Criminal litigation, Kingsley Napley (and drummer from Blur)
Blur was winding down after a fairly well-publicised falling-out (which is happily now all mended). I had more time on my hands. A friend of mine at criminal firm Edward Fail Bradshaw & Waterson in the East End asked me to help out with a big case, with some technical evidence that had been served in a baffling and incomprehensible way by the prosecution, and I got bitten by the crime bug.
Many people assume I was a solicitor, then I left to do the band and now I’m going back to being a solicitor. People are surprised, but when I say I’m doing crime, they are less surprised because everyone has a fascination for crime.

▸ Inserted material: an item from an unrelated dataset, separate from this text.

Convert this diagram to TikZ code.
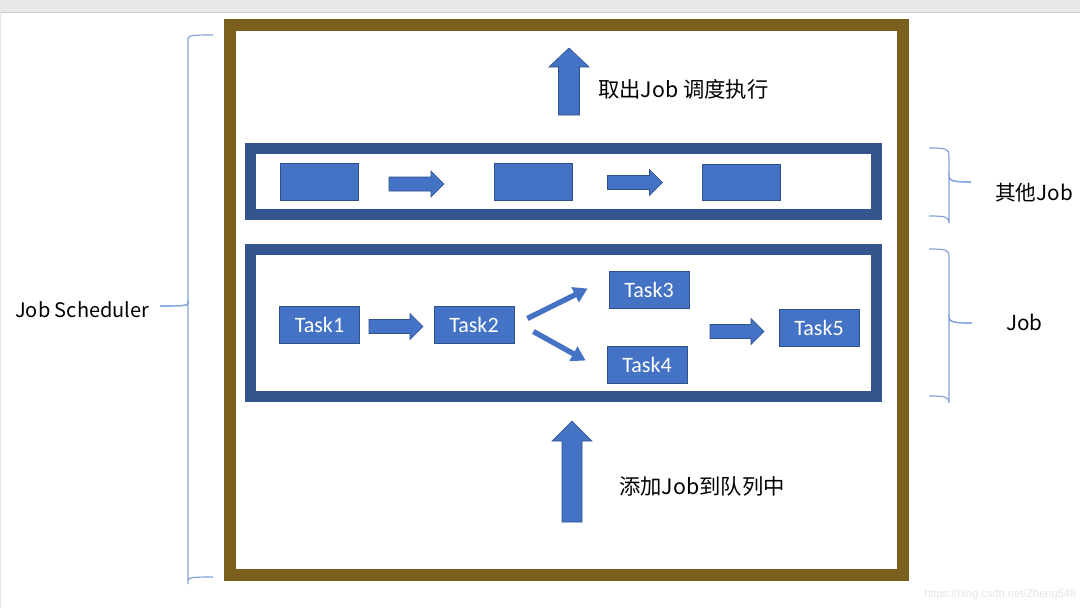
\documentclass[tikz,border=0pt]{standalone}
\usepackage{fontspec}
\setmainfont{Noto Sans CJK SC}
\newfontfamily\taskfont{Carlito}
\newfontfamily\wmfont{Liberation Sans}
\usetikzlibrary{arrows.meta,calc}
\definecolor{brownframe}{RGB}{124,95,31}
\definecolor{darkframe}{RGB}{52,84,142}
\definecolor{boxfill}{RGB}{68,114,196}
\definecolor{boxline}{RGB}{47,82,143}
\definecolor{bracecol}{RGB}{133,163,218}
\definecolor{topgray}{RGB}{232,232,232}
\newcommand\hbarrow[3]{%
  \filldraw[arrowshape] (#1,#3-7) -- (#2-13,#3-7) -- (#2-13,#3-13) -- (#2,#3)
    -- (#2-13,#3+13) -- (#2-13,#3+7) -- (#1,#3+7) -- cycle;}
\newcommand\vbarrow[6]{% cx, ytip, ybottom, shaft half, head half, head len
  \filldraw[arrowshape] (#1,#2) -- (#1+#5,#2+#6) -- (#1+#4,#2+#6) -- (#1+#4,#3)
    -- (#1-#4,#3) -- (#1-#4,#2+#6) -- (#1-#5,#2+#6) -- cycle;}
\newcommand\halfbrace[5]{% xend, xvert, xtip, yend, ymid
  \draw[bracestyle] (#1,#4) .. controls (#2-3,#4) and (#2,#4+1) .. (#2,#4+7)
    -- (#2,#5-6) .. controls (#2,#5-1) and (#2+5,#5) .. (#3,#5);}
\begin{document}
\begin{tikzpicture}[x=0.75pt,y=-0.75pt,
  arrowshape/.style={fill=boxfill,draw=boxline,line width=0.5pt,line join=miter},
  bracestyle/.style={draw=bracecol,line width=0.9pt},
  blk/.style={rectangle,fill=boxfill,draw=boxline,line width=0.6pt,inner sep=0pt},
  emptybox/.style={blk,minimum width=58.5pt,minimum height=27.5pt},
  taskbox/.style={blk,minimum width=60pt,minimum height=27.75pt,text=white,font=\taskfont\fontsize{16.5pt}{18pt}\selectfont},
  rowframe/.style={draw=darkframe,line width=8.25pt},
  diag/.style={draw=boxfill,line width=4pt,-{Triangle[width=12pt,length=10.5pt]}},
  lbl/.style={anchor=west,inner sep=0pt,font=\fontsize{16pt}{18pt}\selectfont}]
\useasboundingbox (0,0) rectangle (1080,608);
\fill[topgray] (0,0) rectangle (1080,608);
\fill[white] (1,12) rectangle (1080,608);
\draw[black!20,line width=0.6pt] (1,12) -- (1080,12);
% outer frame
\draw[brownframe,line width=9pt] (230,25) rectangle (902.5,574.5);
% row frames
\draw[rowframe] (250.5,148.5) rectangle (876.5,214.5);
\draw[rowframe] (250.5,249.5) rectangle (876.5,396);
% row 1 boxes
\node[emptybox] (b1) at (319.5,182) {};
\node[emptybox] (b2) at (533.5,182) {};
\node[emptybox] (b3) at (741,182.5) {};
\hbarrow{389}{444}{184}
\hbarrow{607.5}{662.5}{182.5}
% tasks
\node[taskbox] (t1) at (319.5,324.5) {Task1};
\node[taskbox] (t2) at (474,324.5) {Task2};
\node[taskbox] (t3) at (649,289.5) {Task3};
\node[taskbox] (t4) at (647,364.5) {Task4};
\node[taskbox] (t5) at (819,328) {Task5};
\hbarrow{369}{423}{326.5}
\hbarrow{710}{764}{331.5}
\draw[diag] ($(t2.east)+(13,-6)$) -- ($(t3.west)+(-21,-1)$);
\draw[diag] ($(t2.east)+(19,7)$) -- ($(t4.west)+(-21,-4)$);
% vertical arrows
\vbarrow{569}{48}{115}{10.5}{20}{19}
\vbarrow{572}{421}{522}{10}{20}{20}
\node[lbl] (out) at (598,89) {取出Job 调度执行};
\node[lbl] (in) at (619,486) {添加Job到队列中};
% braces
\halfbrace{929}{949}{971}{148}{182}
\halfbrace{929}{949}{971}{216}{182}
\halfbrace{929}{949}{972}{249}{323}
\halfbrace{929}{949}{972}{396}{323}
\halfbrace{213}{188}{160}{35}{306}
\halfbrace{213}{188}{160}{577}{306}
\node[lbl,font=\fontsize{15pt}{18pt}\selectfont] (sched) at (15,310) {Job Scheduler};
\node[lbl,font=\fontsize{15.5pt}{18pt}\selectfont] (other) at (995,193) {其他Job};
\node[lbl,font=\fontsize{15.5pt}{18pt}\selectfont] (job) at (1006,322) {Job};
\node[anchor=west,inner sep=0pt,text=black!10,font=\wmfont\fontsize{8.3pt}{10pt}\selectfont] (wm) at (924,595) {https://blog.csdn.net/Zheng548};
\end{tikzpicture}
\end{document}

There is a real perception problem when it comes to lawyers. The public see us as a homogenous group and tend to imagine we all do the same kind of thing, earn the same amount, all swan round living the high life. The profession has done very little to combat that and has been very bad at its own PR. I did a round of press interviews around the demonstration outside parliament against the changes in legal aid, and the lack of sympathy was marked.
The police station is the most dramatic, exciting, frustrating, horrible, brilliant point of being a solicitor. The case is unfolding in front of you, and what you do there can have dramatic consequences for the client. Specialisation is not the only way for lawyers to add value to what they do but it is the obvious way.
The hardest thing about my transition from musician to lawyer was the graduate diploma in law. It made the LPC seem like a walk in the park by comparison. I did my training contract at Kingsley Napley and qualified last year. Because I am at the beginning of my legal career, it’s hard to see how it’s going to pan out. I try to play to my strengths. Cybercrime, computer crime and technology are things I understand extremely well (I studied computer science at Thames Polytechnic and worked as a computer programmer). But I know things don’t often turn out how you expect so I try to keep an open mind.
I feel like I’m constantly having to prove myself to people who know me as the drummer in Blur.
There is a bizarre criminal law on the statute books still, which states you can be arrested for wearing clothes that signify political affiliation. It was only ever used once. Given the last government was quite diligent in getting rid of lots of draconian outdated nonsense, it seems strange that this was left in the statute book.